Personal information
- Born: 21 March 1960 (age 65) Jaipur, Rajasthan, India
- Batting: Right-handed
- Bowling: Right-arm medium-fast
- Role: Bowler
- Relations: Gundibail Sunderam (father)

Domestic team information
- 1982/83–1990/91: Rajasthan

Career statistics
| Competition | FC | List A |
| Matches | 40 | 12 |
| Runs scored | 286 | 20 |
| Batting average | 9.22 | 10.00 |
| 100s/50s | 0/0 | 0/0 |
| Top score | 34 | 10* |
| Balls bowled | 4174 | 572 |
| Wickets | 145 | 16 |
| Bowling average | 28.78 | 28.00 |
| 5 wickets in innings | 11 | 0 |
| 10 wickets in match | 3 | n/a |
| Best bowling | 10/78 | 3/33 |
| Catches/stumpings | 10/– | 1/– |
- Source: ESPNcricinfo, 31 November 2015

= Pradeep Sunderam =

Indian cricketer and coach (born 1960)

Pradeep Sunderam (born 21 March 1960) is a former Indian first-class cricketer who currently works as a cricket coach. During his playing career, Sunderam represented Rajasthan cricket team between 1982/83 and 1990/91. Sunderam is one of the two bowlers to have taken all ten wickets in an innings of a Ranji Trophy match, having achieved the feat in the 1985/86 season when he took 10/78 in an innings.

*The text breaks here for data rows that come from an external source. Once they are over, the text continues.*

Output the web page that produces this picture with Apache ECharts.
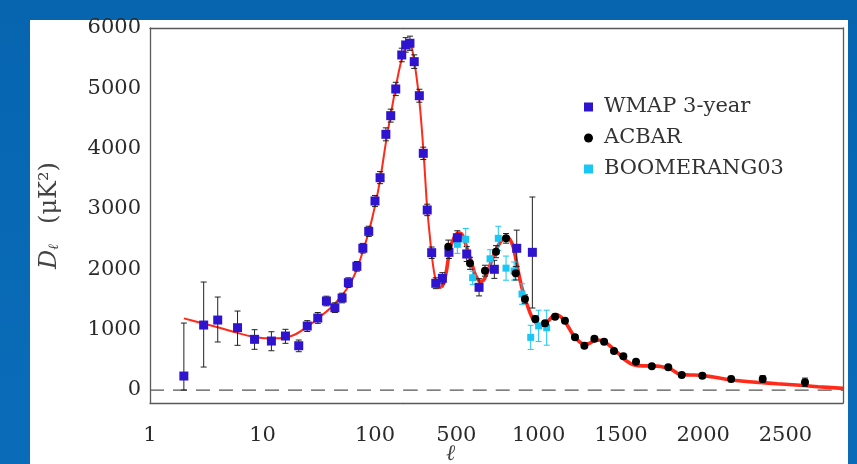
<!DOCTYPE html>
<html><head><meta charset="utf-8">
<script src="https://cdn.jsdelivr.net/npm/echarts@6/dist/echarts.min.js"></script>
<style>
html,body{margin:0;padding:0;width:857px;height:464px;overflow:hidden;background:linear-gradient(180deg,#0765b0 0%,#0a6cb9 100%);}
#panel{position:absolute;left:30px;top:20px;width:818px;height:444px;background:#fff;}
#c,#t{position:absolute;left:0;top:0;width:857px;height:464px;}
</style></head><body>
<div id="panel"></div><div id="c"></div><div id="t"></div>
<script>
let errs = [];
window.addEventListener('error', e => { errs.push(String(e.message).slice(0, 60)); });
// ---- data ----
const curveL = [2, 2.8, 4, 5.5, 7.7, 11, 14, 19, 25, 32, 43, 58, 69, 78, 88, 100, 111, 125, 138, 153, 168, 180, 192, 205, 218, 230, 244, 260, 275, 290, 305, 323, 337, 350, 365, 380, 395, 410, 425, 440, 461, 485, 512, 530, 545, 563, 593, 615, 638, 655, 670, 690, 710, 735, 760, 785, 805, 825, 845, 867, 882, 897, 912, 928, 958, 988, 1010, 1030, 1060, 1085, 1105, 1125, 1150, 1180, 1211, 1240, 1272, 1300, 1325, 1350, 1375, 1400, 1430, 1460, 1495, 1530, 1576, 1637, 1700, 1740, 1770, 1800, 1830, 1860, 1920, 1981, 2062, 2163, 2250, 2346, 2450, 2589, 2700, 2850];
const curveD = [1188, 1116, 1039, 967, 895, 857, 857, 912, 1049, 1205, 1409, 1712, 2000, 2300, 2620, 3050, 3480, 4100, 4560, 5020, 5390, 5580, 5710, 5780, 5770, 5670, 5450, 5150, 4800, 4330, 3760, 3000, 2600, 2250, 1950, 1760, 1690, 1700, 1790, 1980, 2330, 2520, 2600, 2590, 2520, 2360, 2110, 1910, 1810, 1800, 1840, 1960, 2110, 2290, 2420, 2510, 2540, 2500, 2380, 2100, 1890, 1710, 1560, 1430, 1215, 1100, 1070, 1080, 1150, 1220, 1250, 1230, 1170, 1050, 910, 820, 765, 765, 800, 825, 825, 800, 740, 670, 580, 490, 420, 400, 400, 390, 375, 350, 300, 260, 250, 245, 215, 170, 145, 125, 105, 80, 55, 28];

const wmapL  = [2, 3, 4, 6, 8.5, 12, 16, 21, 25, 31, 37, 44, 51, 58, 69, 78, 88, 100, 111, 125, 138, 153, 173, 192, 218, 244, 275, 299, 323, 350, 375, 415, 455, 506, 563, 638, 731, 867, 962];
const wmapD  = [232, 1077, 1160, 1033, 840, 812, 895, 734, 1061, 1193, 1475, 1364, 1525, 1779, 2050, 2350, 2630, 3133, 3519, 4238, 4547, 4989, 5553, 5719, 5747, 5442, 4878, 3923, 2984, 2276, 1769, 1851, 2282, 2524, 2254, 1702, 2001, 2349, 2282];
const wmapLo = [0, 381, 796, 741, 675, 651, 774, 635, 970, 1105, 1395, 1285, 1445, 1700, 1970, 2270, 2545, 3040, 3420, 4130, 4440, 4880, 5440, 5600, 5630, 5330, 4770, 3820, 2890, 2180, 1680, 1760, 2180, 2410, 2130, 1560, 1850, 2050, 1359];
const wmapHi = [1110, 1790, 1541, 1309, 1000, 966, 1006, 829, 1150, 1285, 1555, 1445, 1605, 1860, 2130, 2430, 2715, 3225, 3620, 4345, 4655, 5100, 5665, 5840, 5865, 5555, 4985, 4025, 3080, 2370, 1860, 1945, 2385, 2640, 2380, 1845, 2150, 2650, 3199];

const acbarL   = [451, 583, 674, 741, 802, 861, 917, 980, 1039, 1100, 1160, 1221, 1278, 1339, 1398, 1458, 1515, 1592, 1688, 1788, 1870, 1995, 2170, 2362, 2619];
const acbarD   = [2375, 2100, 1978, 2293, 2514, 1934, 1508, 1177, 1105, 1215, 1149, 873, 734, 850, 801, 646, 558, 469, 393, 376, 249, 237, 182, 182, 128];
const acbarErr = [110, 100, 90, 100, 80, 110, 70, 50, 45, 40, 40, 35, 30, 30, 30, 28, 25, 25, 25, 28, 35, 40, 45, 55, 70];

const boomL   = [506, 557, 599, 705, 755, 802, 851, 899, 952, 1000, 1049];
const boomD   = [2415, 2498, 1861, 2175, 2514, 2020, 1972, 1591, 873, 1063, 1033];
const boomErr = [150, 180, 110, 150, 200, 200, 150, 170, 200, 260, 290];

const xLabelsLog = [1, 10, 100];
const xMinorLog  = [2, 3, 4, 5, 6, 7, 8, 9, 20, 30, 40, 50, 60, 70, 80, 90];
const xLabelsLin = [500, 1000, 1500, 2000, 2500];
const xMinorLin  = [200, 300, 400, 600, 700, 800, 900, 1100, 1200, 1300, 1400, 1600, 1700, 1800, 1900, 2100, 2200, 2300, 2400, 2600, 2700, 2800];
const yLabels = [0, 1000, 2000, 3000, 4000, 5000, 6000];
const yRight  = [200, 600, 1000, 1400, 1800, 2200, 2600, 3000, 3400, 3800, 4200, 4600, 5000, 5400, 5800];

// ---- layout ----
const LB = 180, LMIN = 1, LMAX = 2850, YMIN = -215, YMAX = 6000;
const FONT = 'DejaVu Serif', TXT = '#2a2a2a', FRAME = '#5a5a5a';
const X0 = 150, XB = 403.7, X1 = 843, TOP = 28, BOT = 403;
const GRIDS = [
  { left: X0, top: TOP, width: XB - X0, height: BOT - TOP },
  { left: XB, top: TOP, width: X1 - XB, height: BOT - TOP }
];

const inG = (l, gi) => gi === 0 ? l <= LB : l >= LB;
function pts(L, D, gi, lo, hi) {
  const out = [];
  L.forEach((l, i) => { if (inG(l, gi) && (lo === undefined || (l >= lo && l <= hi))) out.push([l, D[i]]); });
  return out;
}
function bars(L, lo, hi, gi) {
  const out = [];
  L.forEach((l, i) => { if (inG(l, gi)) out.push([l, lo(i), hi(i)]); });
  return out;
}
const axOf = gi => ({ xAxisIndex: gi, yAxisIndex: gi });

function errSeries(name, rows, color, cap, gi) {
  return Object.assign({
    type: 'custom', name: name, silent: true, data: rows, z: 3,
    encode: { x: 0, y: [1, 2] },
    renderItem: function (p, api) {
      const l = api.value(0);
      const a = api.coord([l, api.value(1)]);
      const b = api.coord([l, api.value(2)]);
      const st = { stroke: color, lineWidth: 1 };
      return { type: 'group', children: [
        { type: 'line', shape: { x1: a[0], y1: a[1], x2: b[0], y2: b[1] }, style: st },
        { type: 'line', shape: { x1: a[0] - cap, y1: a[1], x2: a[0] + cap, y2: a[1] }, style: st },
        { type: 'line', shape: { x1: b[0] - cap, y1: b[1], x2: b[0] + cap, y2: b[1] }, style: st }
      ] };
    }
  }, axOf(gi));
}

// ---------- chart 1: data, labels, legend ----------
function xLab(gi) {
  const isLog = gi === 0;
  return {
    type: isLog ? 'log' : 'value', gridIndex: gi, position: 'bottom',
    min: isLog ? LMIN : LB, max: isLog ? LB : LMAX,
    axisLine: { show: false, onZero: false }, axisTick: { show: false },
    axisLabel: { show: true, customValues: isLog ? xLabelsLog : xLabelsLin,
      margin: 22, fontFamily: FONT, fontSize: 21, color: TXT,
      formatter: v => String(Math.round(v)) },
    splitLine: { show: false }
  };
}

const series = [];
[0, 1].forEach(gi => {
  series.push(Object.assign({ type: 'line', name: 'zero', silent: true, symbol: 'none', z: 1,
    data: gi === 0 ? [[LMIN, 0], [LB, 0]] : [[LB, 0], [LMAX, 0]],
    lineStyle: { color: '#555', width: 1.3, type: [14, 9] } }, axOf(gi)));
});
series.push(Object.assign({ type: 'line', name: 'theory', silent: true, symbol: 'none', smooth: 0.35, z: 2,
  data: pts(curveL, curveD, 0), lineStyle: { color: '#ff2a1a', width: 2 } }, axOf(0)));
series.push(Object.assign({ type: 'line', name: 'theory', silent: true, symbol: 'none', smooth: 0.35, z: 2,
  data: pts(curveL, curveD, 1, LB, 410), lineStyle: { color: '#ff2a1a', width: 2 } }, axOf(1)));
series.push(Object.assign({ type: 'line', name: 'theory', silent: true, symbol: 'none', smooth: 0.35, z: 2,
  data: pts(curveL, curveD, 1, 410, LMAX), lineStyle: { color: '#ff2a1a', width: 3.6 } }, axOf(1)));

[0, 1].forEach(gi => {
  series.push(errSeries('wmapErr', bars(wmapL, i => wmapLo[i], i => wmapHi[i], gi), '#222', 3, gi));
});
series.push(errSeries('boomErr', bars(boomL, i => boomD[i] - boomErr[i], i => boomD[i] + boomErr[i], 1), '#1ac6f4', 3, 1));
series.push(errSeries('acbarErr', bars(acbarL, i => acbarD[i] - acbarErr[i], i => acbarD[i] + acbarErr[i], 1), '#222', 3, 1));

series.push(Object.assign({ type: 'scatter', name: 'BOOMERANG03', symbol: 'rect', symbolSize: 7, z: 4,
  data: pts(boomL, boomD, 1), itemStyle: { color: '#1ac6f4', opacity: 1 } }, axOf(1)));
[0, 1].forEach(gi => {
  series.push(Object.assign({ type: 'scatter', name: 'WMAP 3-year', symbol: 'rect', symbolSize: 9, z: 5,
    data: pts(wmapL, wmapD, gi), itemStyle: { color: '#2f14cf', opacity: 1 } }, axOf(gi)));
});
series.push(Object.assign({ type: 'scatter', name: 'ACBAR', symbol: 'circle', symbolSize: 8, z: 6,
  data: pts(acbarL, acbarD, 1), itemStyle: { color: '#000', opacity: 1 } }, axOf(1)));

const option = {
  animation: false,
  grid: GRIDS,
  xAxis: [xLab(0), xLab(1)],
  yAxis: [
    { type: 'value', gridIndex: 0, position: 'left', min: YMIN, max: YMAX,
      axisLine: { show: false, onZero: false }, axisTick: { show: false },
      axisLabel: { show: true, customValues: yLabels, margin: 9, fontFamily: FONT, fontSize: 21, color: TXT,
        formatter: v => String(Math.round(v)) },
      splitLine: { show: false },
      name: '{d|D}{s|ℓ}      {n|(μK²)}', nameLocation: 'middle', nameGap: 88, nameRotate: 90,
      nameTextStyle: { color: '#444', rich: {
        d: { fontFamily: FONT, fontStyle: 'italic', fontSize: 24, color: '#444' },
        s: { fontFamily: FONT, fontStyle: 'italic', fontSize: 14, color: '#444', padding: [9, 0, 0, 0] },
        n: { fontFamily: FONT, fontSize: 24, color: '#444' } } } },
    { type: 'value', gridIndex: 1, position: 'right', min: YMIN, max: YMAX,
      axisLine: { show: false, onZero: false }, axisTick: { show: false },
      axisLabel: { show: false }, splitLine: { show: false } }
  ],
  legend: {
    orient: 'vertical', left: 579, top: 91, itemWidth: 9, itemHeight: 9, itemGap: 9, selectedMode: false,
    textStyle: { fontFamily: FONT, fontSize: 21, color: '#333', lineHeight: 22, padding: [0, 0, 0, 6] },
    data: [{ name: 'WMAP 3-year', icon: 'rect' }, { name: 'ACBAR', icon: 'circle' }, { name: 'BOOMERANG03', icon: 'rect' }]
  },
  graphic: [
    { type: 'text', left: 446, top: 443, style: { text: 'ℓ', font: 'italic 22px "DejaVu Serif"', fill: '#444' } }
  ],
  series: series
};
let c1, c2;
try { c1 = echarts.init(document.getElementById('c'), null, { renderer: 'canvas' }); c1.setOption(option); }
catch (e) { errs.push('c1:' + String(e.message).slice(0, 60)); }

// ---------- chart 2: frame and ticks (same grids) ----------
function xTick(gi, pos, major) {
  const isLog = gi === 0;
  return {
    type: isLog ? 'log' : 'value', gridIndex: gi, position: pos,
    min: isLog ? LMIN : LB, max: isLog ? LB : LMAX,
    axisLine: { show: major, onZero: false, lineStyle: { color: FRAME, width: 1.3 } },
    axisTick: { show: true, inside: true, length: major ? 8 : 4,
      customValues: major ? (isLog ? xLabelsLog : xLabelsLin) : (isLog ? xMinorLog : xMinorLin),
      lineStyle: { color: FRAME, width: 1 } },
    axisLabel: { show: false },
    splitLine: { show: false }
  };
}
const frameOption = {
  animation: false,
  grid: GRIDS,
  xAxis: [xTick(0, 'bottom', true), xTick(0, 'bottom', false), xTick(0, 'top', true), xTick(0, 'top', false),
          xTick(1, 'bottom', true), xTick(1, 'bottom', false), xTick(1, 'top', true), xTick(1, 'top', false)],
  yAxis: [
    { type: 'value', gridIndex: 0, position: 'left', min: YMIN, max: YMAX,
      axisLine: { show: true, onZero: false, lineStyle: { color: FRAME, width: 1.3 } },
      axisTick: { show: true, inside: true, length: 8, customValues: yLabels, lineStyle: { color: FRAME } },
      axisLabel: { show: false }, splitLine: { show: false } },
    { type: 'value', gridIndex: 1, position: 'right', min: YMIN, max: YMAX,
      axisLine: { show: true, onZero: false, lineStyle: { color: FRAME, width: 1.3 } },
      axisTick: { show: true, inside: true, length: 4, customValues: yRight, lineStyle: { color: FRAME } },
      axisLabel: { show: false }, splitLine: { show: false } }
  ],
  series: [
    { type: 'scatter', xAxisIndex: 0, yAxisIndex: 0, symbolSize: 0, silent: true, itemStyle: { opacity: 0 }, data: pts(wmapL, wmapD, 0) },
    { type: 'scatter', xAxisIndex: 4, yAxisIndex: 1, symbolSize: 0, silent: true, itemStyle: { opacity: 0 }, data: pts(acbarL, acbarD, 1) }
  ]
};
try { c2 = echarts.init(document.getElementById('t'), null, { renderer: 'canvas' }); c2.setOption(frameOption); }
catch (e) { errs.push('c2:' + String(e.message).slice(0, 60)); }

// refresh the display lists of both charts (kept from the working build)
function refreshLists() {
  [c1, c2].forEach(c => { if (c) c.getZr().storage.getDisplayList(true); });
}
refreshLists();
setTimeout(refreshLists, 300);
</script></body></html>
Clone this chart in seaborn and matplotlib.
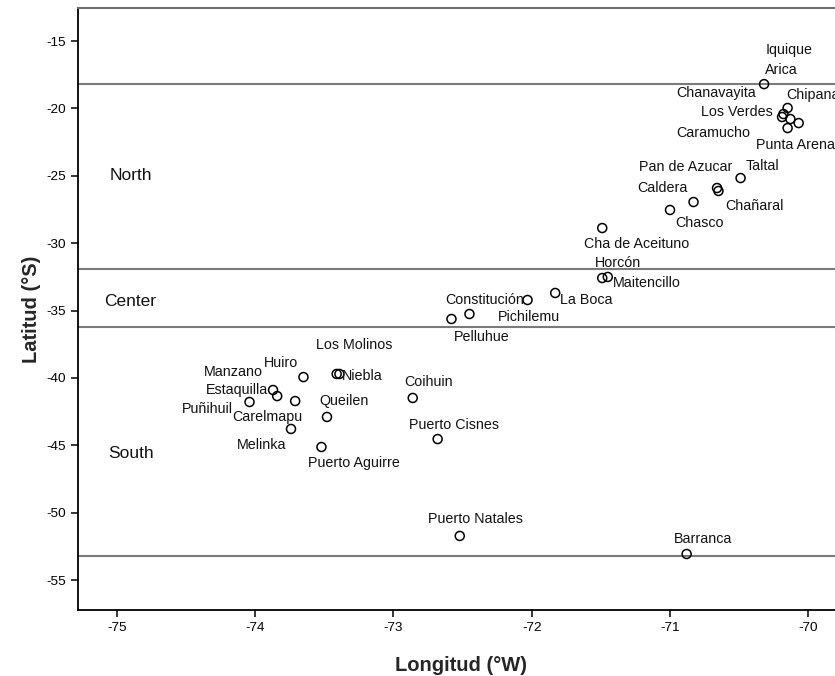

Sunderam became the head coach of the Rajasthan team in 2013. He is the son of former India Test bowler Gundibail Sunderam.

==Career==
Sunderam is one of the four children of Gundibail Sunderam, a former Rajasthan fast bowler who played for India in two Test matches. Like his father, Sunderam also became a fast bowler and made his first-class cricket debut for Rajasthan in 1982/83. In a Ranji Trophy match in 1985/86 against Vidarbha, Sunderam famously claimed all ten wickets in an innings, becoming only the second bowler in the history of Ranji Trophy to achieve the feat. He had figures of 10/78 in 22 overs of Vidarbha's first innings and 6/76 in 22 overs in the second innings. His match figures of 16/154 also became the best match figures in Ranji Trophy history that has since been bettered by Anil Kumble.

After his playing career, Sunderam took up the job of cricket coaching. For more than a decade, he worked as the head coach of Mumbai Cricket Association Academy and also coached Mumbai under-23 team. In 2013, Rajasthan Cricket Association appointed Sunderam as Rajasthan team's head coach based on the recommendation by their previous head coach Chandrakant Pandit. Sunderam is also a talent scout with the Mumbai Cricket Association.